▸ **To do**: Check every line below for the word "this" and show those that hold it.

Rows from a dataset of charts and code
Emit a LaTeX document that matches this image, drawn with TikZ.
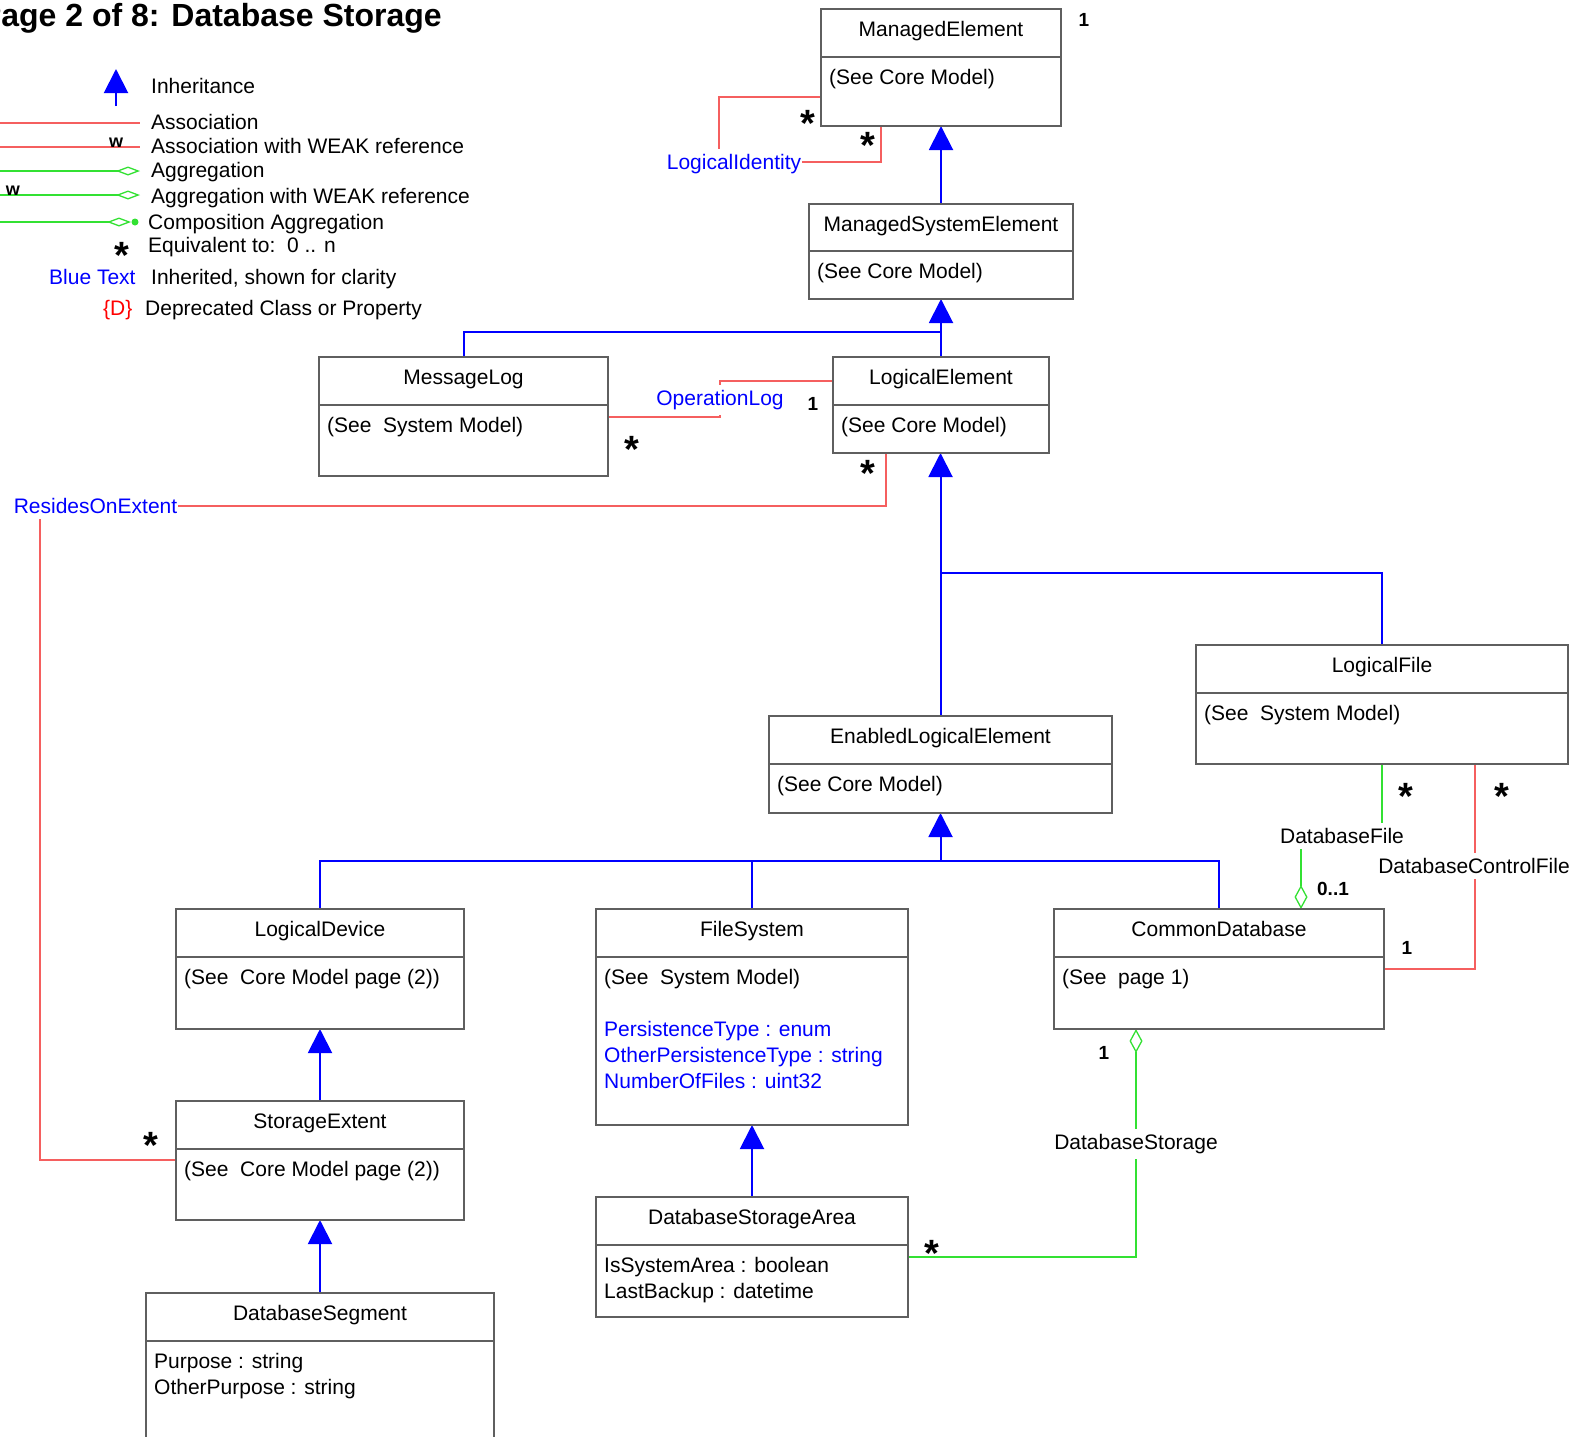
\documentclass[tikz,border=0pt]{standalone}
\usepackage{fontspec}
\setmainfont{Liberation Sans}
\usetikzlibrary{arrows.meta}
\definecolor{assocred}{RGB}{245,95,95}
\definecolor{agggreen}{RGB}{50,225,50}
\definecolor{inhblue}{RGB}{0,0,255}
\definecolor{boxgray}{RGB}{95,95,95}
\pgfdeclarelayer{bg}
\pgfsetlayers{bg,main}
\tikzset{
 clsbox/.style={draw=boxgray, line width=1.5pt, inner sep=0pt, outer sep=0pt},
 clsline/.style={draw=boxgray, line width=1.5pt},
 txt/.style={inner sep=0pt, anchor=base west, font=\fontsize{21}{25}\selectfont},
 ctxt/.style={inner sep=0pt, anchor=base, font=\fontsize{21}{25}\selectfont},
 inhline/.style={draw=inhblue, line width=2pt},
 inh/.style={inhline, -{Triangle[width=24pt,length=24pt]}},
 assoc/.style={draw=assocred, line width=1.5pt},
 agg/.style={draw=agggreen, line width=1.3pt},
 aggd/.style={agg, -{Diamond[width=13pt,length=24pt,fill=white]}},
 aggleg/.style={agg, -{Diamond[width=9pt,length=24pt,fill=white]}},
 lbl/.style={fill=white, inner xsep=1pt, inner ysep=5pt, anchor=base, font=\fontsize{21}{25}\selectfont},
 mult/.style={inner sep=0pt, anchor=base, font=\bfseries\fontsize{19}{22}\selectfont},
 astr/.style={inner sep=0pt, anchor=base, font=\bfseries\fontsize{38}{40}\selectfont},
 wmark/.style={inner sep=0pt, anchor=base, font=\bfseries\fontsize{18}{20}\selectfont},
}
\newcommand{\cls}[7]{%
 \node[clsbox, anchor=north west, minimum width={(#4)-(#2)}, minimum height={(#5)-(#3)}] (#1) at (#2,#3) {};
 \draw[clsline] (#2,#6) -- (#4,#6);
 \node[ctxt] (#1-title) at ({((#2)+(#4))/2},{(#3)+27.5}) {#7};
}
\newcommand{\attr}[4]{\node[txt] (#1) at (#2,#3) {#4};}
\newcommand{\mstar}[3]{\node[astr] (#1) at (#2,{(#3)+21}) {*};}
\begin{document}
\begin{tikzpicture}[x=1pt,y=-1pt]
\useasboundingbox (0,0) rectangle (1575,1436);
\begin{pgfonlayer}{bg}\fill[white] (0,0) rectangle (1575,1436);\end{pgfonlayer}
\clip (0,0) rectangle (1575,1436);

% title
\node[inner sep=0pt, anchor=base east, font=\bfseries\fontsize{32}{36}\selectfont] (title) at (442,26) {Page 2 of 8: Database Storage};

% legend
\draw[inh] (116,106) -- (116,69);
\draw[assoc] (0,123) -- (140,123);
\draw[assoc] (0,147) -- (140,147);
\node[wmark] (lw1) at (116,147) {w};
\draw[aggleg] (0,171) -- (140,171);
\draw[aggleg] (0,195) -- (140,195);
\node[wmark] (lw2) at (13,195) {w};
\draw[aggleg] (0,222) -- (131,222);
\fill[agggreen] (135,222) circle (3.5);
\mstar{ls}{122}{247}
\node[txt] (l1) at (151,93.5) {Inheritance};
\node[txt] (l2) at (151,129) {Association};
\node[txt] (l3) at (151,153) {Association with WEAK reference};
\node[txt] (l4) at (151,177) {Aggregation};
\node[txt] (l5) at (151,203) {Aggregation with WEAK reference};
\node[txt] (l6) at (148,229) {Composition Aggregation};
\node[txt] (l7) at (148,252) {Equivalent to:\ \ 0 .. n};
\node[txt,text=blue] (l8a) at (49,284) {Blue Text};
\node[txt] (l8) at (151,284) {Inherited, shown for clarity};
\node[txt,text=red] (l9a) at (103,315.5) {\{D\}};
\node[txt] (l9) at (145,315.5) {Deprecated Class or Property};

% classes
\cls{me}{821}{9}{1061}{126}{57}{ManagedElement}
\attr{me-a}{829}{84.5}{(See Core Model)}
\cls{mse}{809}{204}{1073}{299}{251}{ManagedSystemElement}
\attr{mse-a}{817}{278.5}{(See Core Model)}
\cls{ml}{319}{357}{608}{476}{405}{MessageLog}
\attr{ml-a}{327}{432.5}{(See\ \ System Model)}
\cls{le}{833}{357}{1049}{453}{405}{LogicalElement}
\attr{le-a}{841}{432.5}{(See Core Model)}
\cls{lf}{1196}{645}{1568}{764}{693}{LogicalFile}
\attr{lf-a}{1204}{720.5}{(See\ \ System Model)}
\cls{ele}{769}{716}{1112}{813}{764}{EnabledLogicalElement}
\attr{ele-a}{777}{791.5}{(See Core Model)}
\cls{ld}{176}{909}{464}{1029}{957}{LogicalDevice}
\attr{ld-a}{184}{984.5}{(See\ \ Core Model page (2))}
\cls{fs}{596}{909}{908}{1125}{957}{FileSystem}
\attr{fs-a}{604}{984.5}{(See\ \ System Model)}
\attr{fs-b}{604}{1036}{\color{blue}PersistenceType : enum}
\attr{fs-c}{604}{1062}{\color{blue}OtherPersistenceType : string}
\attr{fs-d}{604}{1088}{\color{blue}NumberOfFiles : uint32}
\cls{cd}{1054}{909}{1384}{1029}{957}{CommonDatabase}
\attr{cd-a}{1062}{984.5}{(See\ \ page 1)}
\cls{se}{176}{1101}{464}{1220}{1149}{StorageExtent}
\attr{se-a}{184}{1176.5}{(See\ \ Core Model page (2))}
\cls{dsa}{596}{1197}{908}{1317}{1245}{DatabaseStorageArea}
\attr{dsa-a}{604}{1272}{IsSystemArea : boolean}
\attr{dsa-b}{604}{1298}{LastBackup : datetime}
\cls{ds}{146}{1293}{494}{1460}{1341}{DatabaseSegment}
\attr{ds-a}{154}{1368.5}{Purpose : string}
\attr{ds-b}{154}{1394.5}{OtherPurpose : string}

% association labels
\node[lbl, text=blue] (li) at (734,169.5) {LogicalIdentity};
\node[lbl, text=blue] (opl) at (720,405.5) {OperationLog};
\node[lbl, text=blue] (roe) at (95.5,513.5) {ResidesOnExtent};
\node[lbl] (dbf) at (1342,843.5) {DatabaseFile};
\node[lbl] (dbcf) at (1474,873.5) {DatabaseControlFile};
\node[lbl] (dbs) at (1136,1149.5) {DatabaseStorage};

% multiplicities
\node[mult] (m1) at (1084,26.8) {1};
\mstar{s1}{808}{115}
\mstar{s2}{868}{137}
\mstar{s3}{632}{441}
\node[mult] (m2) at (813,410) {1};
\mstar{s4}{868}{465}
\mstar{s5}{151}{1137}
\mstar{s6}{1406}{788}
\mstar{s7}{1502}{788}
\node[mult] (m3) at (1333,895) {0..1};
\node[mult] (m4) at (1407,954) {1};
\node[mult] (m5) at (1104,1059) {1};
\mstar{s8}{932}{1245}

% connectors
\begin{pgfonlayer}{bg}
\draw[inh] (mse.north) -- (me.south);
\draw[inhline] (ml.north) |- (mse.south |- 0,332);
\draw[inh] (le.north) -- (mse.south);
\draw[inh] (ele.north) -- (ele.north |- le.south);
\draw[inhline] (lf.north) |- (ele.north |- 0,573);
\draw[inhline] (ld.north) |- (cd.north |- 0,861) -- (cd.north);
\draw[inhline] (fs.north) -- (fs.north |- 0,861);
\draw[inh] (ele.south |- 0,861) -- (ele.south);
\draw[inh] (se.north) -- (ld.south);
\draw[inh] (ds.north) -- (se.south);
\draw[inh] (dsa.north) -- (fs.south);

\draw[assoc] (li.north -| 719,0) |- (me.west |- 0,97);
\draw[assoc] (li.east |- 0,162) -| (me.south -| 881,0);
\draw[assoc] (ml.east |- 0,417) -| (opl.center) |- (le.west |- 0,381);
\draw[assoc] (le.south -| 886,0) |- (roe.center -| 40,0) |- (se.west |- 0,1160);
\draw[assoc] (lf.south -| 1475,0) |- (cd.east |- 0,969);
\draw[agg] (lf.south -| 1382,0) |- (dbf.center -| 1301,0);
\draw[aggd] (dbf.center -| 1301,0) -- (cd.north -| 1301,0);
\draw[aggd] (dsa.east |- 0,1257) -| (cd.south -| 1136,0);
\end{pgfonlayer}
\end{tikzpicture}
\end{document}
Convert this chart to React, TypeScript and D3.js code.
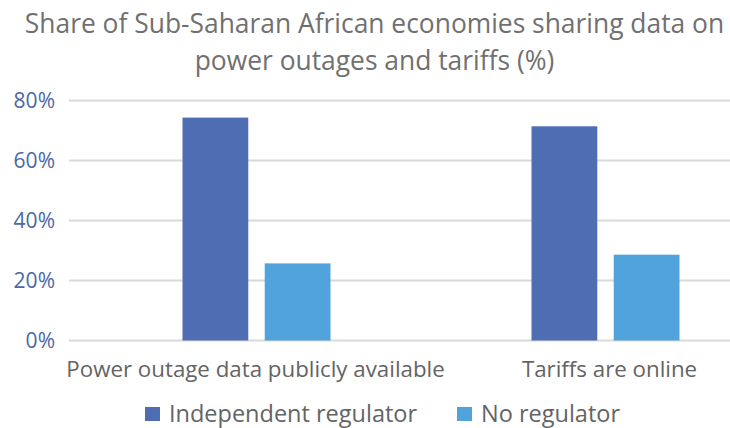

▸ **Result of the exercise**:
Emit a LaTeX document that matches this image, drawn with TikZ.
Convert this chart to React, TypeScript and D3.js code.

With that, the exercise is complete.